The Supreme Court did not nullify the plaintiff’s right to sue in a representative capacity. It remanded the plaintiff’s case back to the trial court and ordered its dismissal, based on a lack of standing under PAGA.
“The U.S Supreme Court delivered a stunning victory to employers seeking to enforce employment agreements requiring that their employees arbitrate on an individualized basis,” said Richard Silberberg, an attorney with the law firm Dorsey & Whitney in New York.
The decision shows that the court “remains committed to the enforcement of arbitration agreements, even those that include contractual waivers by employees and other potential claimants of class or collective procedures,” he added.
Five justices supported the full majority opinion, and three others agreed in part.

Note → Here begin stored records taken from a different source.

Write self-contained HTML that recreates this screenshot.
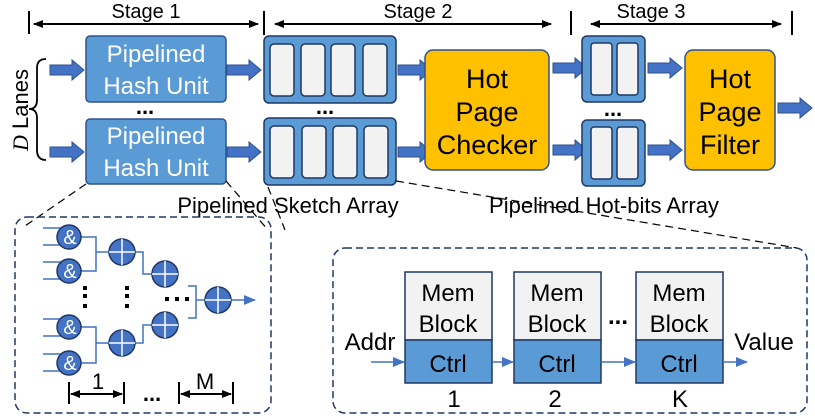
<!DOCTYPE html>
<html><head><meta charset="utf-8"><style>
html,body{margin:0;padding:0;background:#fff}
svg{display:block}
text{font-family:"Liberation Sans",sans-serif}
</style></head><body>
<svg width="815" height="420" viewBox="0 0 815 420" xmlns="http://www.w3.org/2000/svg">
<defs>
<marker id="ah" markerWidth="10" markerHeight="10" refX="9" refY="5" orient="auto" markerUnits="userSpaceOnUse"><path d="M0,1 L10,5 L0,9 Z" fill="#000"/></marker>
<marker id="ahs" markerWidth="10" markerHeight="10" refX="9" refY="5" orient="auto-start-reverse" markerUnits="userSpaceOnUse"><path d="M0,1 L10,5 L0,9 Z" fill="#000"/></marker>
<marker id="bh" markerWidth="12" markerHeight="12" refX="11" refY="6" orient="auto" markerUnits="userSpaceOnUse"><path d="M0,1 L12,6 L0,11 Z" fill="#4472C4"/></marker>
<g id="barr"><path d="M0,-5 L22,-5 L22,-10 L34,0 L22,10 L22,5 L0,5 Z" fill="#4472C4" stroke="#2F528F" stroke-width="1"/></g>
</defs>

<g stroke="#000" stroke-width="2">
<line x1="29" y1="11" x2="29" y2="34"/><line x1="264" y1="11" x2="264" y2="35"/>
<line x1="571" y1="11" x2="571" y2="35"/><line x1="792" y1="11" x2="792" y2="35"/>
<line x1="34" y1="24" x2="258" y2="24" marker-start="url(#ahs)" marker-end="url(#ah)"/>
<line x1="275" y1="24" x2="551" y2="24" marker-start="url(#ahs)" marker-end="url(#ah)"/>
<line x1="591" y1="24" x2="781" y2="24" marker-start="url(#ahs)" marker-end="url(#ah)"/>
</g>
<g font-size="20" text-anchor="middle">
<text x="146" y="18">Stage 1</text><text x="418" y="18">Stage 2</text><text x="651" y="18">Stage 3</text>
</g>

<text transform="translate(28,110) rotate(-90)" font-size="22" text-anchor="middle"><tspan font-family="Liberation Serif" font-style="italic">D</tspan> Lanes</text>
<path d="M46,59 Q37,59 37,68 L37,100 Q37,109 29,109 Q37,109 37,118 L37,150 Q37,160 46,160" fill="none" stroke="#000" stroke-width="1.8"/>

<use href="#barr" x="50" y="70"/><use href="#barr" x="50" y="152"/>
<use href="#barr" x="227" y="70"/><use href="#barr" x="227" y="152"/>
<use href="#barr" x="398" y="70"/><use href="#barr" x="398" y="152"/>
<use href="#barr" x="553" y="68"/><use href="#barr" x="553" y="150"/>
<use href="#barr" x="648" y="68"/><use href="#barr" x="648" y="150"/>
<use href="#barr" x="778" y="108"/>

<g fill="#5B9BD5" stroke="#2F528F" stroke-width="1.5">
<rect x="86" y="36" width="140" height="66" rx="4"/>
<rect x="86" y="119" width="140" height="65" rx="4"/>
</g>
<g fill="#fff" font-size="24" text-anchor="middle">
<text x="156" y="62">Pipelined</text><text x="156" y="94">Hash Unit</text>
<text x="156" y="144">Pipelined</text><text x="156" y="176">Hash Unit</text>
</g>

<g stroke="#203864" stroke-width="1.5">
<rect x="264" y="36" width="132" height="67" rx="5" fill="#5B9BD5"/>
<rect x="264" y="118" width="132" height="67" rx="5" fill="#5B9BD5"/>
<g fill="#F2F2F2">
<rect x="270" y="44" width="24" height="52" rx="4"/><rect x="301" y="44" width="24" height="52" rx="4"/><rect x="331" y="44" width="24" height="52" rx="4"/><rect x="363" y="44" width="24" height="52" rx="4"/>
<rect x="270" y="126" width="24" height="52" rx="4"/><rect x="302" y="126" width="24" height="52" rx="4"/><rect x="333" y="126" width="24" height="52" rx="4"/><rect x="364" y="126" width="24" height="52" rx="4"/>
</g>
<rect x="582" y="36" width="63" height="66" rx="5" fill="#5B9BD5"/>
<rect x="582" y="120" width="63" height="66" rx="5" fill="#5B9BD5"/>
<g fill="#F2F2F2">
<rect x="591" y="43" width="21" height="52" rx="3"/><rect x="617" y="43" width="21" height="52" rx="3"/>
<rect x="591" y="127" width="21" height="52" rx="3"/><rect x="617" y="127" width="21" height="52" rx="3"/>
</g>
</g>

<g fill="#FFC000" stroke="#2F528F" stroke-width="1.5">
<rect x="425" y="50" width="124" height="120" rx="8"/>
<rect x="685" y="50" width="90" height="120" rx="8"/>
</g>
<g font-size="27" text-anchor="middle" fill="#000">
<text x="487" y="88">Hot</text><text x="487" y="121">Page</text><text x="487" y="154">Checker</text>
<text x="730" y="88">Hot</text><text x="730" y="121">Page</text><text x="730" y="154">Filter</text>
</g>

<g font-size="22" font-weight="bold" text-anchor="middle">
<text x="145" y="114">...</text><text x="325" y="114">...</text><text x="613" y="116">...</text>
</g>

<g stroke="#000" stroke-width="1.2" stroke-dasharray="8,5" fill="none">
<line x1="86" y1="184" x2="22" y2="228"/>
<line x1="226" y1="181" x2="268" y2="230"/>
<line x1="268" y1="187" x2="285" y2="230"/>
<line x1="396" y1="181" x2="797" y2="248"/>
</g>

<g font-size="22" text-anchor="middle">
<text x="288" y="213">Pipelined Sketch Array</text>
<text x="604" y="213">Pipelined Hot-bits Array</text>
</g>

<rect x="15" y="217" width="256" height="196" rx="12" fill="none" stroke="#203864" stroke-width="1.5" stroke-dasharray="7,4"/>
<g stroke="#4472C4" stroke-width="1.5" fill="none">
<path d="M43,228 H69 M43,245 H69 M43,262 H69 M43,279 H69"/>
<path d="M43,319 H69 M43,336 H69 M43,354 H69 M43,371 H69"/>
<path d="M80,237 H96 V271 H80 M96,252 H122"/>
<path d="M80,327 H96 V363 H80 M96,343 H122"/>
<path d="M122,252 H143 V274 H165"/>
<path d="M122,343 H143 V325 H165"/>
<path d="M188,286 H196 V318 H188 M196,300 H218"/>
<line x1="218" y1="300" x2="255" y2="300" marker-end="url(#bh)"/>
</g>
<g stroke="#203864" stroke-width="1.5" fill="#4472C4">
<circle cx="69" cy="237" r="12"/><circle cx="69" cy="271" r="12"/><circle cx="69" cy="327" r="12"/><circle cx="69" cy="363" r="12"/>
<circle cx="122" cy="252" r="13"/><circle cx="122" cy="343" r="13"/>
<circle cx="165" cy="274" r="13"/><circle cx="165" cy="325" r="13"/>
<circle cx="218" cy="300" r="13"/>
</g>
<g stroke="#fff" stroke-width="1.5">
<path d="M109,252 H135 M122,239 V265 M109,343 H135 M122,330 V356 M152,274 H178 M165,261 V287 M152,325 H178 M165,312 V338 M205,300 H231 M218,287 V313"/>
</g>
<g fill="#fff" font-size="20" text-anchor="middle">
<text x="70" y="244">&amp;</text><text x="70" y="278">&amp;</text><text x="70" y="334">&amp;</text><text x="70" y="370">&amp;</text>
</g>
<g fill="#000">
<rect x="83" y="286" width="4" height="4"/><rect x="83" y="294" width="4" height="4"/><rect x="83" y="304" width="4" height="4"/>
<rect x="125" y="286" width="4" height="4"/><rect x="125" y="294" width="4" height="4"/><rect x="125" y="304" width="4" height="4"/>
<rect x="165" y="297" width="4" height="4"/><rect x="175" y="297" width="4" height="4"/><rect x="185" y="297" width="4" height="4"/>
</g>
<g stroke="#000" stroke-width="2">
<line x1="69" y1="382" x2="69" y2="404"/><line x1="124" y1="382" x2="124" y2="404"/>
<line x1="179" y1="382" x2="179" y2="404"/><line x1="233" y1="382" x2="233" y2="404"/>
<line x1="71" y1="394" x2="122" y2="394" marker-start="url(#ahs)" marker-end="url(#ah)"/>
<line x1="181" y1="394" x2="231" y2="394" marker-start="url(#ahs)" marker-end="url(#ah)"/>
</g>
<g font-size="22" text-anchor="middle">
<text x="98" y="389">1</text><text x="205" y="389">M</text><text x="152" y="401" font-weight="bold">...</text>
</g>

<rect x="333" y="248" width="474" height="165" rx="12" fill="none" stroke="#203864" stroke-width="1.5" stroke-dasharray="7,4"/>
<g stroke="#203864" stroke-width="1.5">
<rect x="405" y="272" width="87" height="68" fill="#F2F2F2"/><rect x="405" y="340" width="87" height="43" fill="#5B9BD5"/>
<rect x="514" y="272" width="87" height="68" fill="#F2F2F2"/><rect x="514" y="340" width="87" height="43" fill="#5B9BD5"/>
<rect x="636" y="272" width="87" height="68" fill="#F2F2F2"/><rect x="636" y="340" width="87" height="43" fill="#5B9BD5"/>
</g>
<g stroke="#4472C4" stroke-width="1.5">
<line x1="371" y1="362" x2="404" y2="362" marker-end="url(#bh)"/>
<line x1="492" y1="362" x2="513" y2="362" marker-end="url(#bh)"/>
<line x1="601" y1="362" x2="635" y2="362" marker-end="url(#bh)"/>
<line x1="723" y1="362" x2="747" y2="362" marker-end="url(#bh)"/>
</g>
<g font-size="24" text-anchor="middle">
<text x="448" y="301">Mem</text><text x="448" y="332">Block</text><text x="448" y="372">Ctrl</text>
<text x="557" y="301">Mem</text><text x="557" y="332">Block</text><text x="557" y="372">Ctrl</text>
<text x="679" y="301">Mem</text><text x="679" y="332">Block</text><text x="679" y="372">Ctrl</text>
<text x="370" y="350">Addr</text><text x="764" y="350">Value</text>
<text x="454" y="407">1</text><text x="555" y="407">2</text><text x="680" y="407">K</text>
<text x="618" y="324" font-weight="bold">...</text>
</g>
</svg>
</body></html>
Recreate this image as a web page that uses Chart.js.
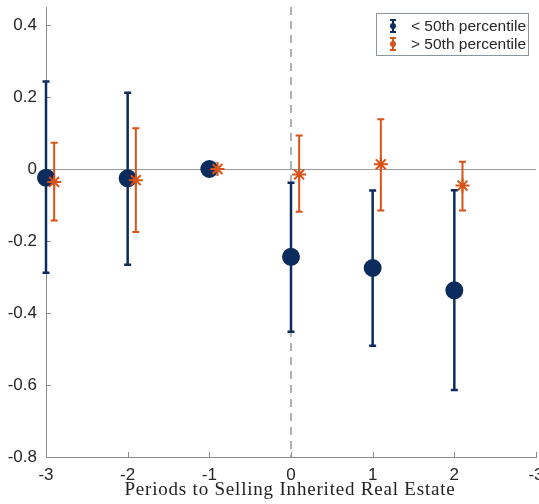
<!DOCTYPE html>
<html>
<head>
<meta charset="utf-8">
<script src="https://cdn.jsdelivr.net/npm/chart.js@4"></script>
<style>
  html, body { margin: 0; padding: 0; background: #ffffff; }
  #wrap { width: 539px; height: 504px; }
</style>
</head>
<body>
<div id="wrap"><canvas id="c" width="539" height="504"></canvas></div>
<script>
// Event-study estimates around the sale of inherited real estate
const periods = [-3, -2, -1, 0, 1, 2];
const xTickValues = [-3, -2, -1, 0, 1, 2, 3];
const xTickLabels = ['-3', '-2', '-1', '0', '1', '2', '-3'];
const yTickValues = [-0.8, -0.6, -0.4, -0.2, 0, 0.2, 0.4];
const yTickLabels = ['-0.8', '-0.6', '-0.4', '-0.2', '0', '0.2', '0.4'];
const seriesNames = ['< 50th percentile', '> 50th percentile'];
const xTitle = 'Periods to Selling Inherited Real Estate';

// Below-median group: point estimate and 95% interval
const belowEst  = [-0.024, -0.026, 0, -0.244, -0.275, -0.337];
const belowLow  = [-0.288, -0.266, 0, -0.452, -0.491, -0.614];
const belowHigh = [ 0.243,  0.212, 0, -0.038, -0.060, -0.059];

// Above-median group
const aboveEst  = [-0.036, -0.031, 0, -0.015,  0.013, -0.046];
const aboveLow  = [-0.143, -0.175, 0, -0.119, -0.115, -0.115];
const aboveHigh = [ 0.073,  0.113, 0,  0.093,  0.138,  0.020];

const BLUE = '#0b2c5c';
const ORANGE = '#d95319';
const AXIS = '#8a8a8a';
const TEXT = '#262626';
const SHIFT = 0.1; // horizontal dodge for the second group

const ds = (name, xs, est, lo, hi, color, style, radius, order) => ({
  label: name,
  data: xs.map((x, i) => ({ x: x, y: est[i] })),
  lo: lo, hi: hi,
  pointStyle: style,
  pointRadius: radius,
  pointHoverRadius: radius,
  pointBorderWidth: 2,
  backgroundColor: color,
  borderColor: color,
  showLine: false,
  clip: false,
  order: order
});

// Error bars, reference lines, inner tick marks, axis title and the legend box
const decor = {
  id: 'decor',
  beforeDatasetsDraw(chart) {
    const { ctx, chartArea: a, scales: { x, y } } = chart;
    ctx.save();
    // zero line
    ctx.strokeStyle = '#9a9a9a';
    ctx.lineWidth = 1;
    const zy = Math.round(y.getPixelForValue(0)) + 0.5;
    ctx.beginPath();
    ctx.moveTo(a.left, zy);
    ctx.lineTo(a.right, zy);
    ctx.stroke();
    // dashed line at the sale period
    ctx.strokeStyle = '#b0b0b0';
    ctx.lineWidth = 2;
    ctx.setLineDash([8, 6]);
    ctx.beginPath();
    ctx.moveTo(x.getPixelForValue(0), a.top);
    ctx.lineTo(x.getPixelForValue(0), a.bottom);
    ctx.stroke();
    ctx.setLineDash([]);
    // inner tick marks
    ctx.strokeStyle = AXIS;
    ctx.lineWidth = 1;
    xTickValues.forEach(v => {
      const px = Math.round(x.getPixelForValue(v)) + 0.5;
      ctx.beginPath(); ctx.moveTo(px, a.bottom); ctx.lineTo(px, a.bottom - 5); ctx.stroke();
    });
    yTickValues.forEach(v => {
      const py = Math.round(y.getPixelForValue(v)) + 0.5;
      ctx.beginPath(); ctx.moveTo(a.left, py); ctx.lineTo(a.left + 5, py); ctx.stroke();
    });
    // error bars
    chart.data.datasets.forEach((d, di) => {
      ctx.strokeStyle = d.borderColor;
      ctx.lineWidth = di === 0 ? 2.5 : 2;
      d.data.forEach((p, i) => {
        if (d.lo[i] === d.hi[i]) return;
        const px = x.getPixelForValue(p.x);
        const y1 = y.getPixelForValue(d.hi[i]);
        const y2 = y.getPixelForValue(d.lo[i]);
        ctx.beginPath();
        ctx.moveTo(px, y1); ctx.lineTo(px, y2);
        ctx.moveTo(px - 3.5, y1); ctx.lineTo(px + 3.5, y1);
        ctx.moveTo(px - 3.5, y2); ctx.lineTo(px + 3.5, y2);
        ctx.stroke();
      });
    });
    ctx.restore();
  },
  afterDraw(chart) {
    const { ctx, chartArea: a } = chart;
    ctx.save();
    // x-axis title
    ctx.fillStyle = '#222222';
    ctx.font = '19px "Liberation Serif", "Times New Roman", serif';
    ctx.letterSpacing = '0.8px';
    ctx.textAlign = 'center';
    ctx.textBaseline = 'alphabetic';
    ctx.fillText(xTitle, (a.left + a.right) / 2 - 1, 495);
    ctx.letterSpacing = '0px';
    // legend
    const bx = 376.5, by = 13.5, bw = 152, bh = 42;
    ctx.fillStyle = '#ffffff';
    ctx.fillRect(bx, by, bw, bh);
    ctx.strokeStyle = '#8c94a0';
    ctx.lineWidth = 1;
    ctx.strokeRect(bx, by, bw, bh);
    ctx.font = '15.5px "Liberation Sans", Arial, sans-serif';
    ctx.textBaseline = 'middle';
    ctx.textAlign = 'left';
    const colors = [BLUE, ORANGE];
    [26, 44].forEach((ry, i) => {
      const mx = 393;
      ctx.strokeStyle = colors[i];
      ctx.fillStyle = colors[i];
      ctx.lineWidth = 2;
      ctx.beginPath();
      ctx.moveTo(mx, ry - 6); ctx.lineTo(mx, ry + 6);
      ctx.moveTo(mx - 3, ry - 6); ctx.lineTo(mx + 3, ry - 6);
      ctx.moveTo(mx - 3, ry + 6); ctx.lineTo(mx + 3, ry + 6);
      ctx.stroke();
      ctx.beginPath(); ctx.arc(mx, ry, 3, 0, Math.PI * 2); ctx.fill();
      ctx.fillStyle = TEXT;
      ctx.fillText(seriesNames[i], 411, ry + 1);
    });
    ctx.restore();
  }
};

new Chart(document.getElementById('c'), {
  type: 'scatter',
  data: {
    datasets: [
      ds(seriesNames[0], periods, belowEst, belowLow, belowHigh, BLUE, 'circle', 8, 1),
      ds(seriesNames[1], periods.map(p => p + SHIFT), aboveEst, aboveLow, aboveHigh, ORANGE, 'star', 7, 0)
    ]
  },
  options: {
    responsive: false,
    animation: false,
    devicePixelRatio: 1,
    layout: { autoPadding: false, padding: { top: 7, right: 3, left: 0, bottom: 0 } },
    plugins: { legend: { display: false }, tooltip: { enabled: false } },
    scales: {
      x: {
        type: 'linear', min: -3, max: 3,
        grid: { display: false, drawTicks: false },
        border: { display: true, color: AXIS, width: 1 },
        afterBuildTicks: s => { s.ticks = xTickValues.map(v => ({ value: v })); },
        afterFit: s => { s.height = 47; s.paddingLeft = 0; s.paddingRight = 0; },
        ticks: {
          autoSkip: false, maxRotation: 0, padding: 8, color: TEXT,
          font: { family: '"Liberation Sans", Arial, sans-serif', size: 17 },
          callback: (v, i) => xTickLabels[i]
        }
      },
      y: {
        type: 'linear', min: -0.8, max: 0.45,
        grid: { display: false, drawTicks: false },
        border: { display: true, color: AXIS, width: 1 },
        afterBuildTicks: s => { s.ticks = yTickValues.map(v => ({ value: v })); },
        afterFit: s => { s.width = 46; s.paddingTop = 0; s.paddingBottom = 0; },
        ticks: {
          padding: 9, color: TEXT,
          font: { family: '"Liberation Sans", Arial, sans-serif', size: 17 },
          callback: (v, i) => yTickLabels[i]
        }
      }
    }
  },
  plugins: [decor]
});
</script>
</body>
</html>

Justice Clarence Thomas dissented.
Legal Background
The state passed PAGA in 2003 to permit individuals to sue under the California Labor Code for civil penalties that were previously only recoverable by the state.
The penalties for violating PAGA are $100 for each aggrieved employee per pay period for the initial violation and $200 for each aggrieved employee per pay period for each subsequent violation.
The plaintiff in this case signed a mandatory arbitration agreement that stated she could not bring a class action against the employer. She sued over labor code violations for herself and others.
Later, California courts denied the employer’s motion to compel arbitration of the plaintiff’s PAGA claims. They concluded the employer wanted to use arbitration as a shield to avoid PAGA claims.
The case raised the question of whether individual claims can be separated from representative claims.
In today’s ruling, the Supreme Court “found that under PAGA, a plaintiff has standing to maintain non-individual PAGA claims in an action only by virtue of the fact that she is also asserting an individual PAGA claim in that action,” Silberberg pointed out.
Therefore, the plaintiff’s representative PAGA claims had to be dismissed once it was determined that she had to arbitrate her individual PAGA claim.
“For now, a PAGA claim cannot survive an agreement to arbitrate because the employee’s individual PAGA claim would have to be arbitrated, and the employee would then lack standing to assert representative PAGA claims on behalf of others in court,” Silberberg said. “But it is highly unlikely that today’s rulings will doom PAGA claims altogether.”
Today’s ruling might “invigorate legislative efforts to amend PAGA to re-establish the viability of a representative PAGA action that could survive FAA preemption,” he added.